I have undertaken a study of military slavery for two reasons: to explain the rationale for this puzzling phenomenon and to examine an institution found only among Muslims.
Military slavery (as I define the term) refers not to any slaves in war, but only to those who fight as a result of conscious efforts by their masters to use them as soldiers. The slave is systematically acquired, trained in an organized way, and employed as a professional soldier.
A glance at slaves in warfare around the world shows that they filled auxiliary, support, and emergency roles nearly everywhere, but that they fought as professional soldiers almost only in Muslim countries. Within Muslim armies, many cases of military slavery existed, from the 9th century to the 19th, from Spain to Bengal, from Central Africa to Central Asia. I have located about one hundred and fifty dynasties in which slaves formed an important portion of the army. It therefore appears that most Muslim armies made use of this type of soldier, while non-Muslim armies almost never did.
An explanation for the existence of military slavery must take this fact into account. It will not suffice as an explanation to point out the advantages of using slaves as soldiers; for if military slavery can be understood by its benefits alone, why did non-Muslims hardly ever make use of them? An answer to the question "why did military slavery exist?" must also answer "why did it not exist outside the Muslim countries?" I shall approach these problems by assuming that Muslims had special needs which military slavery could fill; then I ask, what characteristics of Muslim armies called this system into being?
The answer lies perhaps in the fact that pre-1800 Muslim armies generally shared one overwhelmingly important feature in common: nearly all relied heavily on outsiders. By "outsiders" I mean aliens, social outcastes, religious minorities – persons who did not constitute the majority population of the country in question. In Muslim countries, very few soldiers were recruited from the agricultural or urban populations; Muslim rulers tended not to depend on their own subjects for military (or administrative) manpower. Instead, the great majority of soldiers came from the outside.
It is easy to note this pattern of recruitment but difficult to explain it. I have a tentative hypothesis for it to put forward; suggestions from readers are more than welcome.

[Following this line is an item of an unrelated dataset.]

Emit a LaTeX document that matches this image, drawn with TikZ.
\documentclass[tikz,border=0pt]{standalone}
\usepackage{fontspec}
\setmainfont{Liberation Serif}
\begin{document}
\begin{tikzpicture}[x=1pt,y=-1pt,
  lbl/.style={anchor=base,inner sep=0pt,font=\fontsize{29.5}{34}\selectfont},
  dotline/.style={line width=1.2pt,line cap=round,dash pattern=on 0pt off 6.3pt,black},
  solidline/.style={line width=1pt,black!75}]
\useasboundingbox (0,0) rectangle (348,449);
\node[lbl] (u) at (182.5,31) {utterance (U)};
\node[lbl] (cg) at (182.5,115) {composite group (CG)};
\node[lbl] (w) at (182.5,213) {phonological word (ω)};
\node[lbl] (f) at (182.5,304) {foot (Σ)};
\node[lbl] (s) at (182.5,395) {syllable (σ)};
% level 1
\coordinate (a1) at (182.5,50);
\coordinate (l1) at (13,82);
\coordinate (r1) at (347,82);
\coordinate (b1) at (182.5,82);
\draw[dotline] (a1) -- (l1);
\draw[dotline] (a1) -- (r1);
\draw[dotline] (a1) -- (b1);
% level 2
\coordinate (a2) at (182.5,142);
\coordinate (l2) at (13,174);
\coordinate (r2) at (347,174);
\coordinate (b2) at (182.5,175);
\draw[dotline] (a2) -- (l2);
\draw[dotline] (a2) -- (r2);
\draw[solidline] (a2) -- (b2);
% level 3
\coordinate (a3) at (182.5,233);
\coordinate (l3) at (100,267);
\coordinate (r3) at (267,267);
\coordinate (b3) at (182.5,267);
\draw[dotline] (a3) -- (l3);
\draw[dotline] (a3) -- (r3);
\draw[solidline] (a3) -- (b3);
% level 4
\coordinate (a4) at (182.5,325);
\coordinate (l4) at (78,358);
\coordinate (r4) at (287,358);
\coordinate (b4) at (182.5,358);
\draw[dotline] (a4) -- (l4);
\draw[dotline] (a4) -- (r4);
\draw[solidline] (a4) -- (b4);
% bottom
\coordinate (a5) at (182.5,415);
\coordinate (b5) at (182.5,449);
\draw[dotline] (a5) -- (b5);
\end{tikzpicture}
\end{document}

Muslim farmers and city-dwellers tended not to make up the armies because they did not identify with their ruler and did not really respect his rule. The populace saw how territorial rulers broke the unity of the Muslim community and how they fought other local rulers. The rulers' subjects had little interest in joining his army; they usually felt loyal to the entire community of Islam (the umma) or else to their kin-group or village. Since the populace did not support its rulers, the rulers had to find its soldiers elsewhere, by recruiting them from outside the subject population. In short, I propose that the majority of Muslim peoples abdicated their military role. When the rulers looked outside their own domains for soldiers, they needed mechanisms for recruiting soldiers. This was the special need of Muslim rulers which military slavery filled.
Given the characteristic demand for soldiers from outside the dynasty, enslavement served as the best possible method of recruitment. In comparison with alternate methods (making alliances, paying mercenaries), enslavement had two important advantages: ease of acquisition, depth of loyalty. A ruler could more readily enslave soldiers than gain their assistance through alliance or pay. He could capture, abduct, barter, or purchase slaves; also, he could acquire them as children. The second point is vital; since children are easily molded, military slaves were made intensely loyal through training, indoctrination, conversion to Islam, and total identification with their master. Enslaving children to serve eventually as soldiers allowed the ruler to turn them into outstandingly loyal soldiers.
In brief, then, I argue that military slavery existed as a result of specific Islamic circumstances; since his subjects spurned military service, the ruler had to go out and find soldiers; for this purpose, enslavement served better than alternate methods. Because Muslim rulers alone faced this predicament, military slavery existed only in Muslim countries.
If true, this conclusion tells us something about Islamic civilization; it had a role not only in the religion and the law of Muslims, but even in their military organization. This is, I believe, the first time an Islamic element has ever been shown to play a part in military matters. It implies that for a full understanding of public affairs in Muslim countries, Islam must be taken into account.